Goal of the exercise → Set the data down again, exactly as it reads, but without the pictures.

Dataset excerpt →

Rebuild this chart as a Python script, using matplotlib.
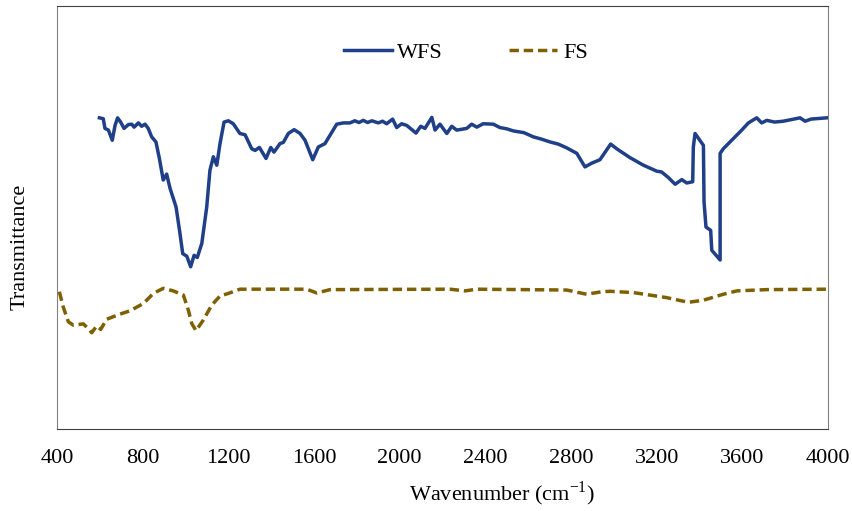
import matplotlib
matplotlib.use('Agg')
from matplotlib import pyplot as plt

# WFS spectrum (wavenumber cm-1, transmittance a.u.)
wfs_wn = [598, 616, 624, 640, 658, 671, 683, 697, 713, 733, 749, 760, 780, 795, 811,
          826, 842, 862, 878, 896, 912, 928, 956, 974, 987, 1006, 1024, 1040, 1055,
          1076, 1099, 1114, 1130, 1146, 1161, 1180, 1200, 1223, 1254, 1278, 1309,
          1325, 1345, 1376, 1398, 1413, 1441, 1457, 1480, 1507, 1535, 1558, 1594,
          1620, 1651, 1675, 1706, 1737, 1768, 1790, 1810, 1830, 1850, 1870, 1900,
          1920, 1939, 1967, 1986, 2009, 2033, 2076, 2098, 2118, 2150, 2165, 2188,
          2220, 2243, 2266, 2313, 2336, 2360, 2390, 2437, 2468, 2500, 2531, 2580,
          2624, 2660, 2702, 2740, 2780, 2827, 2865, 2897, 2935, 2985, 3013, 3075,
          3138, 3200, 3223, 3254, 3286, 3317, 3340, 3368, 3371, 3379, 3418, 3421,
          3430, 3452, 3457, 3496, 3496, 3511, 3550, 3597, 3628, 3667, 3690, 3714,
          3750, 3791, 3830, 3869, 3893, 3920, 3947, 3994]
wfs_t = [73.6, 73.4, 71.1, 70.7, 68.3, 71.8, 73.6, 72.6, 71.1, 72.0, 72.1, 71.4, 72.4,
         71.6, 72.1, 71.1, 69.1, 67.9, 64.0, 58.9, 60.3, 56.9, 52.5, 46.3, 41.5, 40.9,
         38.4, 41.1, 40.6, 43.9, 52.5, 61.2, 64.4, 62.4, 67.5, 72.6, 72.9, 72.2, 69.9,
         69.6, 66.3, 65.9, 66.6, 64.0, 66.6, 65.5, 67.5, 67.8, 69.9, 70.8, 69.9, 68.3,
         63.7, 66.7, 67.5, 69.5, 72.1, 72.4, 72.4, 72.9, 72.5, 73.0, 72.5, 72.9, 72.4,
         72.8, 72.2, 73.3, 71.3, 72.2, 71.8, 70.0, 71.6, 71.1, 73.7, 70.7, 72.1, 69.9,
         71.6, 70.7, 71.1, 72.1, 71.4, 72.2, 72.1, 71.3, 71.0, 70.5, 70.1, 69.1, 68.6,
         67.9, 67.4, 66.5, 65.2, 62.0, 62.9, 63.7, 67.4, 66.3, 64.2, 62.4, 61.0, 60.8,
         59.5, 57.9, 59.0, 58.2, 58.5, 66.7, 69.9, 67.1, 53.7, 47.8, 47.0, 42.3, 40.0,
         65.2, 66.3, 68.3, 70.7, 72.4, 73.6, 72.4, 73.0, 72.6, 72.8, 73.2, 73.6, 72.8,
         73.3, 73.4, 73.6]

# FS spectrum
fs_wn = [411, 429, 453, 476, 523, 546, 562, 585, 604, 632, 694, 741, 803, 850, 896,
         943, 990, 1013, 1029, 1049, 1083, 1122, 1161, 1200, 1254, 1410, 1566, 1613,
         1675, 2235, 2305, 2360, 2780, 2873, 2943, 2982, 3091, 3247, 3348, 3418, 3511,
         3574, 3714, 4000]
fs_t = [32.5, 28.9, 25.4, 24.6, 24.9, 23.8, 22.8, 24.4, 23.6, 26.0, 27.2, 28.0, 29.7,
        32.1, 33.3, 32.7, 31.7, 28.2, 25.0, 23.3, 25.8, 29.3, 31.5, 32.1, 33.1, 33.1,
        33.1, 32.2, 33.0, 33.1, 32.7, 33.1, 32.9, 31.9, 32.5, 32.6, 32.3, 31.1, 30.0,
        30.5, 31.9, 32.7, 33.0, 33.1]

xticks = [400, 800, 1200, 1600, 2000, 2400, 2800, 3200, 3600, 4000]

plt.rcParams['font.family'] = ['Liberation Serif', 'DejaVu Serif']
plt.rcParams['mathtext.fontset'] = 'custom'
plt.rcParams['mathtext.rm'] = 'Liberation Serif'

fig = plt.figure(figsize=(8.52, 5.11), dpi=100)
ax = fig.add_axes([0.0669, 0.160, 0.905, 0.828])

ax.plot(wfs_wn, wfs_t, color='#1f3f88', lw=2.5, label='WFS')
ax.plot(fs_wn, fs_t, color='#7f6000', lw=2.5, linestyle=(0, (2.7, 1.4)), label='FS')

ax.set_xlim(400, 4000)
ax.set_ylim(0, 100)
ax.set_xticks(xticks)
ax.set_yticks([])
ax.tick_params(axis='x', length=0, pad=14, labelsize=16)

for side in ['left', 'right']:
    ax.spines[side].set_color('#808080')
for side in ['top', 'bottom']:
    ax.spines[side].set_color('#404040')

ax.set_xlabel('Wavenumber (cm$^{\\mathregular{-1}}$)', fontsize=16)
ax.xaxis.set_label_coords(0.577, -0.118)
ax.set_ylabel('Transmittance', fontsize=16)
ax.yaxis.set_label_coords(-0.035, 0.43)

ax.legend(loc='center', bbox_to_anchor=(0.53, 0.891), ncol=2, frameon=False,
          fontsize=16, handlelength=2.16, columnspacing=3.0, handletextpad=0.25)

fig.savefig('out.png', dpi=100)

Result for this task →
Rebuild this chart as a Python script, using matplotlib.
import matplotlib
matplotlib.use('Agg')
from matplotlib import pyplot as plt

# WFS spectrum (wavenumber cm-1, transmittance a.u.)
wfs_wn = [598, 616, 624, 640, 658, 671, 683, 697, 713, 733, 749, 760, 780, 795, 811,
          826, 842, 862, 878, 896, 912, 928, 956, 974, 987, 1006, 1024, 1040, 1055,
          1076, 1099, 1114, 1130, 1146, 1161, 1180, 1200, 1223, 1254, 1278, 1309,
          1325, 1345, 1376, 1398, 1413, 1441, 1457, 1480, 1507, 1535, 1558, 1594,
          1620, 1651, 1675, 1706, 1737, 1768, 1790, 1810, 1830, 1850, 1870, 1900,
          1920, 1939, 1967, 1986, 2009, 2033, 2076, 2098, 2118, 2150, 2165, 2188,
          2220, 2243, 2266, 2313, 2336, 2360, 2390, 2437, 2468, 2500, 2531, 2580,
          2624, 2660, 2702, 2740, 2780, 2827, 2865, 2897, 2935, 2985, 3013, 3075,
          3138, 3200, 3223, 3254, 3286, 3317, 3340, 3368, 3371, 3379, 3418, 3421,
          3430, 3452, 3457, 3496, 3496, 3511, 3550, 3597, 3628, 3667, 3690, 3714,
          3750, 3791, 3830, 3869, 3893, 3920, 3947, 3994]
wfs_t = [73.6, 73.4, 71.1, 70.7, 68.3, 71.8, 73.6, 72.6, 71.1, 72.0, 72.1, 71.4, 72.4,
         71.6, 72.1, 71.1, 69.1, 67.9, 64.0, 58.9, 60.3, 56.9, 52.5, 46.3, 41.5, 40.9,
         38.4, 41.1, 40.6, 43.9, 52.5, 61.2, 64.4, 62.4, 67.5, 72.6, 72.9, 72.2, 69.9,
         69.6, 66.3, 65.9, 66.6, 64.0, 66.6, 65.5, 67.5, 67.8, 69.9, 70.8, 69.9, 68.3,
         63.7, 66.7, 67.5, 69.5, 72.1, 72.4, 72.4, 72.9, 72.5, 73.0, 72.5, 72.9, 72.4,
         72.8, 72.2, 73.3, 71.3, 72.2, 71.8, 70.0, 71.6, 71.1, 73.7, 70.7, 72.1, 69.9,
         71.6, 70.7, 71.1, 72.1, 71.4, 72.2, 72.1, 71.3, 71.0, 70.5, 70.1, 69.1, 68.6,
         67.9, 67.4, 66.5, 65.2, 62.0, 62.9, 63.7, 67.4, 66.3, 64.2, 62.4, 61.0, 60.8,
         59.5, 57.9, 59.0, 58.2, 58.5, 66.7, 69.9, 67.1, 53.7, 47.8, 47.0, 42.3, 40.0,
         65.2, 66.3, 68.3, 70.7, 72.4, 73.6, 72.4, 73.0, 72.6, 72.8, 73.2, 73.6, 72.8,
         73.3, 73.4, 73.6]

# FS spectrum
fs_wn = [411, 429, 453, 476, 523, 546, 562, 585, 604, 632, 694, 741, 803, 850, 896,
         943, 990, 1013, 1029, 1049, 1083, 1122, 1161, 1200, 1254, 1410, 1566, 1613,
         1675, 2235, 2305, 2360, 2780, 2873, 2943, 2982, 3091, 3247, 3348, 3418, 3511,
         3574, 3714, 4000]
fs_t = [32.5, 28.9, 25.4, 24.6, 24.9, 23.8, 22.8, 24.4, 23.6, 26.0, 27.2, 28.0, 29.7,
        32.1, 33.3, 32.7, 31.7, 28.2, 25.0, 23.3, 25.8, 29.3, 31.5, 32.1, 33.1, 33.1,
        33.1, 32.2, 33.0, 33.1, 32.7, 33.1, 32.9, 31.9, 32.5, 32.6, 32.3, 31.1, 30.0,
        30.5, 31.9, 32.7, 33.0, 33.1]

xticks = [400, 800, 1200, 1600, 2000, 2400, 2800, 3200, 3600, 4000]

plt.rcParams['font.family'] = ['Liberation Serif', 'DejaVu Serif']
plt.rcParams['mathtext.fontset'] = 'custom'
plt.rcParams['mathtext.rm'] = 'Liberation Serif'

fig = plt.figure(figsize=(8.52, 5.11), dpi=100)
ax = fig.add_axes([0.0669, 0.160, 0.905, 0.828])

ax.plot(wfs_wn, wfs_t, color='#1f3f88', lw=2.5, label='WFS')
ax.plot(fs_wn, fs_t, color='#7f6000', lw=2.5, linestyle=(0, (2.7, 1.4)), label='FS')

ax.set_xlim(400, 4000)
ax.set_ylim(0, 100)
ax.set_xticks(xticks)
ax.set_yticks([])
ax.tick_params(axis='x', length=0, pad=14, labelsize=16)

for side in ['left', 'right']:
    ax.spines[side].set_color('#808080')
for side in ['top', 'bottom']:
    ax.spines[side].set_color('#404040')

ax.set_xlabel('Wavenumber (cm$^{\\mathregular{-1}}$)', fontsize=16)
ax.xaxis.set_label_coords(0.577, -0.118)
ax.set_ylabel('Transmittance', fontsize=16)
ax.yaxis.set_label_coords(-0.035, 0.43)

ax.legend(loc='center', bbox_to_anchor=(0.53, 0.891), ncol=2, frameon=False,
          fontsize=16, handlelength=2.16, columnspacing=3.0, handletextpad=0.25)

fig.savefig('out.png', dpi=100)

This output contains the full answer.